Demand is not going away for oil and gas any time soon. Environmentalists can harp on all they like about wind, solar and geothermal power but the reality is that these forms of energy are not even remotely close to replacing carbon based energy at this time and we still need to provide oil and gas to people. We are doing this with pipelines and these pipelines are becoming old.

Like it or not, populations are growing and usage of fossil fuels is increasing along with that. Due to myopic opposition, new pipelines are not being built as they should and producers are being forced to either use old pipelines that really should be replaced or are even transporting product through trains and trucks which burn fossil fuels in transporting product and are much more likely to have an accident leading to spills than pipelines will ever be.

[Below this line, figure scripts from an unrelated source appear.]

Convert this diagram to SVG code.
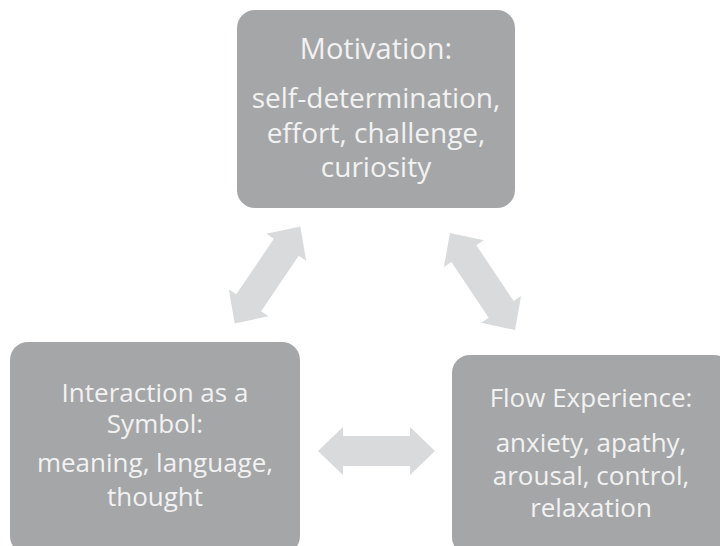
<svg xmlns="http://www.w3.org/2000/svg" width="720" height="546" viewBox="0 0 720 546">
<defs>
<style>
.box{fill:#A5A6A8;}
.txt{font-family:"Open Sans","Liberation Sans",sans-serif;font-size:26px;fill:#F2F2F2;text-anchor:middle;}
.big{font-size:28px;}
.arr{fill:#D9DADB;}
</style>
<path id="dbl" d="M -58.5 0 L -33.5 -24 L -33.5 -15 L 33.5 -15 L 33.5 -24 L 58.5 0 L 33.5 24 L 33.5 15 L -33.5 15 L -33.5 24 Z"/>
</defs>
<rect width="720" height="546" fill="#FFFFFF"/>
<g id="connectors">
<use href="#dbl" class="arr" transform="translate(267.5,275) rotate(-55.9)"/>
<use href="#dbl" class="arr" transform="translate(482.5,281.5) rotate(56.2)"/>
<use href="#dbl" class="arr" transform="translate(376.5,451)"/>
</g>
<g id="motivation">
<rect class="box" x="237" y="10" width="278" height="198" rx="18"/>
<text class="txt" x="376" y="59" style="font-size:29px">Motivation:</text>
<text class="txt big" x="376" y="108">self-determination,</text>
<text class="txt big" x="376" y="143">effort, challenge,</text>
<text class="txt big" x="376" y="177">curiosity</text>
</g>
<g id="interaction">
<rect class="box" x="10" y="342" width="290" height="212" rx="18"/>
<text class="txt" x="155" y="402">Interaction as a</text>
<text class="txt" x="155" y="433">Symbol:</text>
<text class="txt" x="155" y="472">meaning, language,</text>
<text class="txt" x="155" y="506">thought</text>
</g>
<g id="flow">
<rect class="box" x="452" y="355" width="280" height="200" rx="18"/>
<text class="txt" x="591" y="407">Flow Experience:</text>
<text class="txt" x="591" y="452">anxiety, apathy,</text>
<text class="txt" x="591" y="485">arousal, control,</text>
<text class="txt" x="591" y="517">relaxation</text>
</g>
</svg>
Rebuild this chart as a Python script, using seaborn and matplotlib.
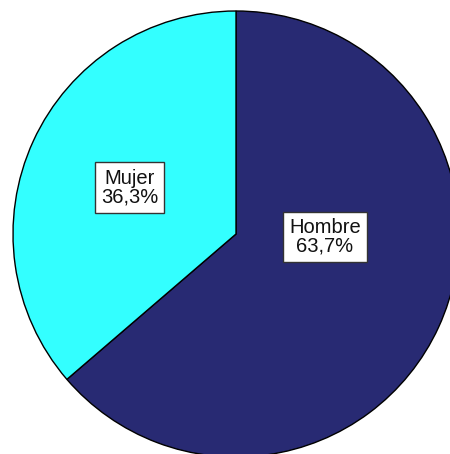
import matplotlib
matplotlib.use("Agg")
import matplotlib.pyplot as plt
import seaborn as sns

categories = ["Hombre", "Mujer"]
percentages = [63.7, 36.3]
colors = ["#282A73", "#33FFFF"]

sns.set_theme(style="white")
plt.rcParams["font.family"] = ["Liberation Sans", "DejaVu Sans"]

W, H = 450, 454
fig = plt.figure(figsize=(W / 100, H / 100), dpi=100)
ax = fig.add_axes([0, 0, 1, 1])

cx, cy, r = 236, H - 234, 223
wedges, _ = ax.pie(percentages, colors=colors, startangle=90, counterclock=False,
                   center=(cx, cy), radius=r,
                   wedgeprops=dict(edgecolor="black", linewidth=1.0))

label_pos = {"Hombre": (325, H - 237), "Mujer": (129.5, H - 187.5)}
for cat, val in zip(categories, percentages):
    x, y = label_pos[cat]
    txt = f"{cat}\n{val:.1f}%".replace(".", ",")
    ax.text(x, y, txt, ha="center", va="center", fontsize=14.5, color="#111111",
            linespacing=1.0,
            bbox=dict(boxstyle="square,pad=0.3", facecolor="white", edgecolor="#333333", linewidth=1.0))

ax.set_xlim(0, W)
ax.set_ylim(0, H)
ax.set_aspect("equal")
ax.axis("off")
fig.savefig("out.png", dpi=100)
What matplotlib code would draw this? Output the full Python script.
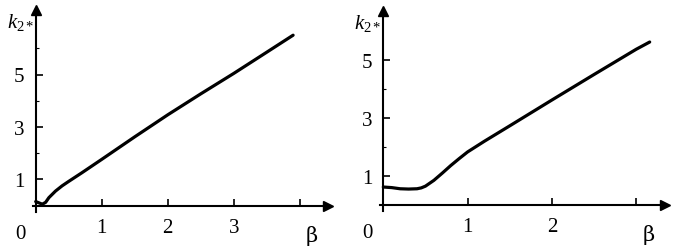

If we really care about the environment and about safety we need to expedite new pipeline projects rather than hinder them. We have to be realistic rather than idealistic. New and ever improving pipeline construction and monitoring technology means nothing if we are still forced to use pipelines that are 40, 50 or even 100 years old. Lets build new pipelines so we can shut down these old ones before more product leaks into the environment or people possibly get killed in a large rupture.

Until the flux-capacitor or dilithium crystals leave the world of science fiction and become a reality, we will need fossil fuels in our lives. It’s time to set aside the hysteria spread by multinational corporations such as Greenpeace and take a realistic look at what needs to be done to move oil and gas safely.

Just as we will never see a highway with 0 fatalities we will never be able to move oil and gas with a 100% risk free means. We can come pretty damn close though if we could just put the new pipes in the ground. Until then we unfortunately will only see more spills and accidents.